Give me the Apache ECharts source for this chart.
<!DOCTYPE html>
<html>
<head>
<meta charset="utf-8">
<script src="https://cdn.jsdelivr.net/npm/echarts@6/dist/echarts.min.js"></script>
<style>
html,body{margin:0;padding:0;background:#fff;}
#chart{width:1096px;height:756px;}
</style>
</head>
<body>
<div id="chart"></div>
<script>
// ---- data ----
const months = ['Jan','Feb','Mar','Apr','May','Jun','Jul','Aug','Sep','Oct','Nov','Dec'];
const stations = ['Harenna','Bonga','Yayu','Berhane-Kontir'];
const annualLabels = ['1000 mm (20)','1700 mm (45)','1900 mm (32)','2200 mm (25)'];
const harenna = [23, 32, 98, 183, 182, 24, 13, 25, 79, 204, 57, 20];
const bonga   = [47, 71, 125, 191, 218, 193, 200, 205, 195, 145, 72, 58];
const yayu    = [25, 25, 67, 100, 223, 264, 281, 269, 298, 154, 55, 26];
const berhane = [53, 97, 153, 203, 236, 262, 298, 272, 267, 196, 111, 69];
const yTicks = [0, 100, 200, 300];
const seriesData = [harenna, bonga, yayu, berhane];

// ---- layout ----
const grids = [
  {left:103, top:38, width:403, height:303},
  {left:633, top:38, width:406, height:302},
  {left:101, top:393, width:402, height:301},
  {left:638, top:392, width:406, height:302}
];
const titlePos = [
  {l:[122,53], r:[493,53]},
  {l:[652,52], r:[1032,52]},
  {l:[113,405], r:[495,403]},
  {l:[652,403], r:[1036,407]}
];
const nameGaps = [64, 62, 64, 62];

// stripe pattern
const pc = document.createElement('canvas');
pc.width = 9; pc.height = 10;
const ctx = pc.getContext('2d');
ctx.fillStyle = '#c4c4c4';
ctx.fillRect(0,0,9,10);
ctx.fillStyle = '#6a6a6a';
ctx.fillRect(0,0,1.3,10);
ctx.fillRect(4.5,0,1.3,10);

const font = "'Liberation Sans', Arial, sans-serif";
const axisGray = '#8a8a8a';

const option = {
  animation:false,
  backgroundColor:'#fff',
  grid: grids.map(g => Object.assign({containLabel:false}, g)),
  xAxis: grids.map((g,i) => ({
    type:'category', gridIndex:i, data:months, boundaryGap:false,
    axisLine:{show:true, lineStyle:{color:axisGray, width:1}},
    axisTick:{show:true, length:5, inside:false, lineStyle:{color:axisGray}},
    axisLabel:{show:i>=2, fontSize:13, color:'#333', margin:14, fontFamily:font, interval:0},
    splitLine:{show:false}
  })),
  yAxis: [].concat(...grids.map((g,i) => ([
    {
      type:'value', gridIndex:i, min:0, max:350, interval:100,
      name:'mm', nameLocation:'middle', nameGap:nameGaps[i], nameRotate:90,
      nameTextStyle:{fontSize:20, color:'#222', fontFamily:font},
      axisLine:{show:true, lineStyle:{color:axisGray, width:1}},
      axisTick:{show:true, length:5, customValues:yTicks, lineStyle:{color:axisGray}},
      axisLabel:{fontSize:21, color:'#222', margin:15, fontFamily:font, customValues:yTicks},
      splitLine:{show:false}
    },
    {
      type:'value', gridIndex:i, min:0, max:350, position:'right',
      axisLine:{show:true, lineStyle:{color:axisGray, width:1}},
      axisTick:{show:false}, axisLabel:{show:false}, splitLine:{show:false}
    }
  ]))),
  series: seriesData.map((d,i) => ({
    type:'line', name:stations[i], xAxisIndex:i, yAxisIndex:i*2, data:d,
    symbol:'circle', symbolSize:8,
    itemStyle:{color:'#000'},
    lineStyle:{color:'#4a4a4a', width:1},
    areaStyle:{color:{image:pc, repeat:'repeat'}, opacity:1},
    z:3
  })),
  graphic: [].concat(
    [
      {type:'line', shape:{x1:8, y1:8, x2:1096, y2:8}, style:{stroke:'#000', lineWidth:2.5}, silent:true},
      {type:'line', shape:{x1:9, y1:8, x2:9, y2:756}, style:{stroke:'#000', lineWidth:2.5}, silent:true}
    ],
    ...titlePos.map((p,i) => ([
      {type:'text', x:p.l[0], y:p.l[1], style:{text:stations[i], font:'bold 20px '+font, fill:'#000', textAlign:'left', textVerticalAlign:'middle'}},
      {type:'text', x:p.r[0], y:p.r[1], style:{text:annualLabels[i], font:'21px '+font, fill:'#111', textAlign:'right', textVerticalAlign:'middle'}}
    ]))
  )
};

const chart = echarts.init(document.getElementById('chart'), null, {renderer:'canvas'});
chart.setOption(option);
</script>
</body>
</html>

» SET EXERCISE: Lines from the start of the material above through the line containing "const nameGaps = [64, 62, 64, 62];" are to be duplicated exactly, and only those.

» EXPECTED ANSWER:
Give me the Apache ECharts source for this chart.
<!DOCTYPE html>
<html>
<head>
<meta charset="utf-8">
<script src="https://cdn.jsdelivr.net/npm/echarts@6/dist/echarts.min.js"></script>
<style>
html,body{margin:0;padding:0;background:#fff;}
#chart{width:1096px;height:756px;}
</style>
</head>
<body>
<div id="chart"></div>
<script>
// ---- data ----
const months = ['Jan','Feb','Mar','Apr','May','Jun','Jul','Aug','Sep','Oct','Nov','Dec'];
const stations = ['Harenna','Bonga','Yayu','Berhane-Kontir'];
const annualLabels = ['1000 mm (20)','1700 mm (45)','1900 mm (32)','2200 mm (25)'];
const harenna = [23, 32, 98, 183, 182, 24, 13, 25, 79, 204, 57, 20];
const bonga   = [47, 71, 125, 191, 218, 193, 200, 205, 195, 145, 72, 58];
const yayu    = [25, 25, 67, 100, 223, 264, 281, 269, 298, 154, 55, 26];
const berhane = [53, 97, 153, 203, 236, 262, 298, 272, 267, 196, 111, 69];
const yTicks = [0, 100, 200, 300];
const seriesData = [harenna, bonga, yayu, berhane];

// ---- layout ----
const grids = [
  {left:103, top:38, width:403, height:303},
  {left:633, top:38, width:406, height:302},
  {left:101, top:393, width:402, height:301},
  {left:638, top:392, width:406, height:302}
];
const titlePos = [
  {l:[122,53], r:[493,53]},
  {l:[652,52], r:[1032,52]},
  {l:[113,405], r:[495,403]},
  {l:[652,403], r:[1036,407]}
];
const nameGaps = [64, 62, 64, 62];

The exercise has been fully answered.